Si un robot se trompe en distribuant les médicaments dans un hôpital, qui est responsable ? Comment s’assurer que le soi-disant psychologue qui offre ses services en ligne est un professionnel reconnu ? Peut-on utiliser Google pour traduire une notice pharmaceutique ?

Surtout, à quel point l’intelligence artificielle viendra-t-elle chambouler le travail des professionnels, ces architectes, avocats, dentistes, sexologues et urbanistes, entre autres, dont la pratique est rigoureusement encadrée ?

Ces questions illustrent le défi que représentent les nouvelles technologies pour les ordres professionnels, regroupés au sein du Conseil interprofessionnel du Québec (CIQ).
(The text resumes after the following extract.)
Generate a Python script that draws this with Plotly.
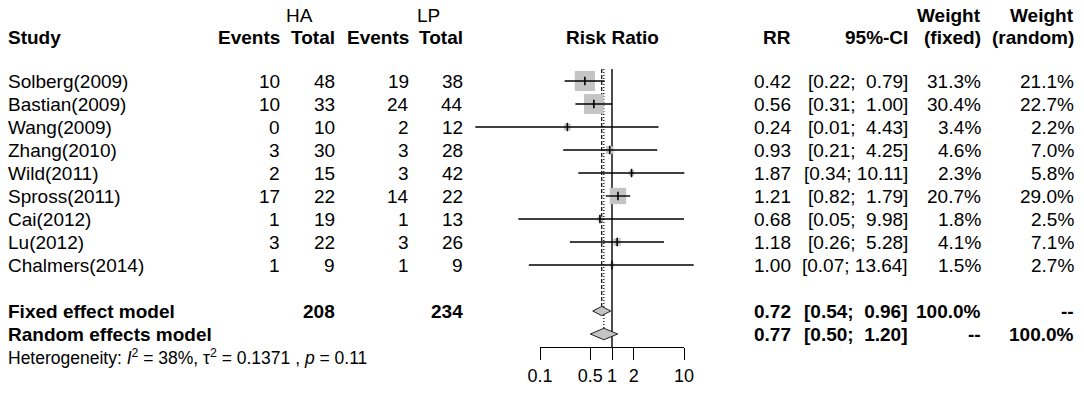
import numpy as np
import plotly.graph_objects as go

# ---------------- data ----------------
studies = ["Solberg(2009)", "Bastian(2009)", "Wang(2009)", "Zhang(2010)", "Wild(2011)",
           "Spross(2011)", "Cai(2012)", "Lu(2012)", "Chalmers(2014)"]
ha_events = [10, 10, 0, 3, 2, 17, 1, 3, 1]
ha_total = [48, 33, 10, 30, 15, 22, 19, 22, 9]
lp_events = [19, 24, 2, 3, 3, 14, 1, 3, 1]
lp_total = [38, 44, 12, 28, 42, 22, 13, 26, 9]
rr = [0.42, 0.56, 0.24, 0.93, 1.87, 1.21, 0.68, 1.18, 1.00]
ci_lo = [0.22, 0.31, 0.0126, 0.21, 0.34, 0.82, 0.05, 0.26, 0.07]
ci_hi = [0.79, 1.00, 4.43, 4.25, 10.11, 1.79, 9.98, 5.28, 13.64]
w_fixed = [31.3, 30.4, 3.4, 4.6, 2.3, 20.7, 1.8, 4.1, 1.5]
w_random = [21.1, 22.7, 2.2, 7.0, 5.8, 29.0, 2.5, 7.1, 2.7]

fixed_rr, fixed_lo, fixed_hi = 0.72, 0.54, 0.96
random_rr, random_lo, random_hi = 0.77, 0.50, 1.20
ha_sum, lp_sum = 208, 234
het_text = ("Heterogeneity: <i>I</i><sup>2</sup> = 38%, τ<sup>2</sup> = 0.1371 , "
            "<i>p</i> = 0.11")

axis_ticks = [0.1, 0.5, 1, 2, 10]
axis_ticktext = ["0.1", "0.5", "1", "2", "10"]

# ---------------- layout geometry ----------------
W, H = 1084, 395
ROW0_PX, ROW_H = 81, 23
Y_TOP = -ROW0_PX / ROW_H
Y_BOT = (H - ROW0_PX) / ROW_H
X_ONE_PX, PX_PER_DEC = 612, 72
X_LOG_MIN = (0 - X_ONE_PX) / PX_PER_DEC
X_LOG_MAX = (W - X_ONE_PX) / PX_PER_DEC

n = len(studies)
rows = list(range(n))
ROW_FIXED, ROW_RANDOM, ROW_HET = n + 1, n + 2, n + 3
ROW_HDR1, ROW_HDR2 = -2.85, -1.9
ROW_LINE_TOP = -0.52
ROW_AXIS = (347 - ROW0_PX) / ROW_H

FONT = "Liberation Sans, Arial, Helvetica, sans-serif"
FS = 19
GREY = "#C4C4C4"

fig = go.Figure()

# reference lines
fig.add_trace(go.Scatter(x=[1, 1], y=[ROW_LINE_TOP, ROW_AXIS], mode="lines",
                         line=dict(color="black", width=1.4), hoverinfo="skip"))
fig.add_trace(go.Scatter(x=[fixed_rr, fixed_rr], y=[ROW_LINE_TOP, ROW_FIXED - 0.2], mode="lines",
                         line=dict(color="black", width=1.2, dash="4px,2px"), hoverinfo="skip"))
fig.add_trace(go.Scatter(x=[random_rr, random_rr], y=[ROW_LINE_TOP, ROW_RANDOM - 0.25], mode="lines",
                         line=dict(color="black", width=1.2, dash="1px,2px"), hoverinfo="skip"))

# squares (area proportional to fixed-effect weight)
fig.add_trace(go.Scatter(x=rr, y=rows, mode="markers",
                         marker=dict(symbol="square", color=GREY, opacity=1,
                                     size=[3.6 * np.sqrt(w) for w in w_fixed],
                                     line=dict(width=0)),
                         hoverinfo="skip"))

# CI lines
cx, cy = [], []
for i in range(n):
    cx += [ci_lo[i], ci_hi[i], None]
    cy += [rows[i], rows[i], None]
fig.add_trace(go.Scatter(x=cx, y=cy, mode="lines", line=dict(color="black", width=1.4),
                         hoverinfo="skip"))

# estimate ticks
fig.add_trace(go.Scatter(x=rr, y=rows, mode="markers",
                         marker=dict(symbol="line-ns", size=6, opacity=1,
                                     line=dict(color="black", width=1.6)),
                         hoverinfo="skip"))

# diamonds
for est, lo, hi, row, hh in [(fixed_rr, fixed_lo, fixed_hi, ROW_FIXED, 0.2),
                             (random_rr, random_lo, random_hi, ROW_RANDOM, 0.25)]:
    fig.add_trace(go.Scatter(x=[lo, est, hi, est, lo], y=[row, row - hh, row, row + hh, row],
                             mode="lines", fill="toself", fillcolor=GREY,
                             line=dict(color="#222222", width=1), hoverinfo="skip"))

# dummy trace for the visible risk-ratio axis
fig.add_trace(go.Scatter(x=[1], y=[ROW_AXIS], xaxis="x2", yaxis="y", mode="markers",
                         marker=dict(opacity=0), hoverinfo="skip"))

annotations = []


def txt(px, row, text, anchor="right", bold=False, size=FS):
    if bold:
        text = "<b>" + text + "</b>"
    annotations.append(dict(x=px / W, xref="paper", y=row, yref="y", text=text,
                            showarrow=False, xanchor=anchor, yanchor="middle",
                            font=dict(family=FONT, size=size, color="black")))


NB = "\u00a0"


def fmt_ci(lo, hi):
    h = f"{hi:.2f}"
    pad = NB * (5 - len(h))
    return f"[{lo:.2f};{NB}{pad}{h}]"


C_NAME, C_HAE, C_HAT, C_LPE, C_LPT = 6, 282, 337, 410.5, 465
C_RR, C_CI, C_WF, C_WR, C_FOREST = 793, 910, 983, 1076, 612

# headers
txt(299, ROW_HDR1, "HA", anchor="center")
txt(428, ROW_HDR1, "LP", anchor="center")
txt(C_WF, ROW_HDR1, "Weight", bold=True)
txt(C_WR, ROW_HDR1, "Weight", bold=True)
txt(C_NAME, ROW_HDR2, "Study", anchor="left", bold=True)
txt(C_HAE, ROW_HDR2, "Events", bold=True)
txt(C_HAT, ROW_HDR2, "Total", bold=True)
txt(C_LPE, ROW_HDR2, "Events", bold=True)
txt(C_LPT, ROW_HDR2, "Total", bold=True)
txt(C_FOREST, ROW_HDR2, "Risk Ratio", anchor="center", bold=True)
txt(C_RR, ROW_HDR2, "RR", bold=True)
txt(C_CI, ROW_HDR2, "95%-CI", bold=True)
txt(C_WF, ROW_HDR2, "(fixed)", bold=True)
txt(C_WR, ROW_HDR2, "(random)", bold=True)

for i in range(n):
    r = rows[i]
    txt(C_NAME, r, studies[i], anchor="left")
    txt(C_HAE, r, str(ha_events[i]))
    txt(C_HAT, r, str(ha_total[i]))
    txt(C_LPE, r, str(lp_events[i]))
    txt(C_LPT, r, str(lp_total[i]))
    txt(C_RR, r, f"{rr[i]:.2f}")
    txt(C_CI, r, fmt_ci(ci_lo[i], ci_hi[i]))
    txt(C_WF, r, f"{w_fixed[i]:.1f}%")
    txt(C_WR, r, f"{w_random[i]:.1f}%")

txt(C_NAME, ROW_FIXED, "Fixed effect model", anchor="left", bold=True)
txt(C_HAT, ROW_FIXED, str(ha_sum), bold=True)
txt(C_LPT, ROW_FIXED, str(lp_sum), bold=True)
txt(C_RR, ROW_FIXED, f"{fixed_rr:.2f}", bold=True)
txt(C_CI, ROW_FIXED, fmt_ci(fixed_lo, fixed_hi), bold=True)
txt(C_WF, ROW_FIXED, "100.0%", bold=True)
txt(C_WR, ROW_FIXED, "--", bold=True)

txt(C_NAME, ROW_RANDOM, "Random effects model", anchor="left", bold=True)
txt(C_RR, ROW_RANDOM, f"{random_rr:.2f}", bold=True)
txt(C_CI, ROW_RANDOM, fmt_ci(random_lo, random_hi), bold=True)
txt(C_WF, ROW_RANDOM, "--", bold=True)
txt(C_WR, ROW_RANDOM, "100.0%", bold=True)

txt(C_NAME, ROW_HET, het_text, anchor="left", size=17.5)

fig.update_layout(
    width=W, height=H, margin=dict(l=0, r=0, t=0, b=0, pad=0, autoexpand=False),
    paper_bgcolor="white", plot_bgcolor="rgba(0,0,0,0)",
    showlegend=False,
    xaxis=dict(type="log", range=[X_LOG_MIN, X_LOG_MAX], domain=[0, 1], visible=False,
               fixedrange=True, automargin=False),
    yaxis=dict(range=[Y_BOT, Y_TOP], domain=[0, 1], visible=False, fixedrange=True,
               automargin=False),
    xaxis2=dict(type="log", range=[np.log10(axis_ticks[0]), np.log10(axis_ticks[-1])],
                domain=[(X_ONE_PX - PX_PER_DEC) / W, (X_ONE_PX + PX_PER_DEC) / W],
                anchor="free", position=1 - 347 / H, automargin=False,
                showline=True, linecolor="black", linewidth=1.2,
                ticks="outside", ticklen=12, tickwidth=1.2, tickcolor="black",
                tickvals=axis_ticks, ticktext=axis_ticktext, tickangle=0,
                tickfont=dict(family=FONT, size=18, color="black"),
                showgrid=False, zeroline=False, fixedrange=True),
    annotations=annotations,
)

fig.write_html("out.html", config={"displayModeBar": False},
               post_script="document.body.style.margin='0';")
L’organisme, qui représente les 46 ordres québécois et leurs 400 000 membres, a choisi ce thème pour son congrès, qui se tient aujourd’hui et demain à Montréal et pour lequel on attend un demi-millier de délégués.

« Ça fait déjà plusieurs années que ça se discute dans des comités : nous avons eu en 2016 un groupe de travail sur la télépratique, explique Gyslaine Desrosiers, présidente du CIQ. Beaucoup de questions, notamment sur l’éthique et la formation, ont émergé. On a beaucoup de questionnements, on n’a pas toutes les réponses. »

Automatisation et éthique

Son organisme a signé le 25 mars dernier la Déclaration de Montréal pour un développement responsable de l’intelligence artificielle. Il s’est en outre joint à l’Observatoire international sur les impacts sociétaux de l’intelligence artificielle et du numérique (OIISIAN), initiative du gouvernement du Québec qui réunit 160 chercheurs.

La réflexion au congrès, très vaste, touchera à peu près tous les domaines de pratique des professionnels, de la formation à la protection du public. En santé, notamment, l’utilisation de nouvelles technologies a des impacts, par exemple, sur la confidentialité des données qui sont stockées en infonuagique. Les services à distance rendent encore plus difficile pour les ordres de débusquer ceux qui offrent des consultations sans répondre aux exigences réglementaires.

L’automatisation de certaines tâches, rendue possible par l’intelligence artificielle, amène un autre enjeu, celui de la valeur des décisions et des diagnostics posés par la machine. Et jusqu’à quel point est-il souhaitable que l’élaboration des algorithmes ne relève que des informaticiens ?

« Tous les domaines sont touchés et on ne sait pas très bien où ça s’en va, dit Mme Desrosiers. On veut que les ordres soient des organismes responsables et nous-mêmes, au CIQ, on veut un éclairage pour pouvoir prendre position quand il y aura des débats importants. »

La présidente se défend de vouloir d’abord protéger les emplois des professionnels qu’elle représente. « Je n’ai pas entendu parler de soucis en ce qui concerne les emplois qui pourraient être perdus : les technologies sont d’abord vues comme des façons de faciliter le travail », dit-elle.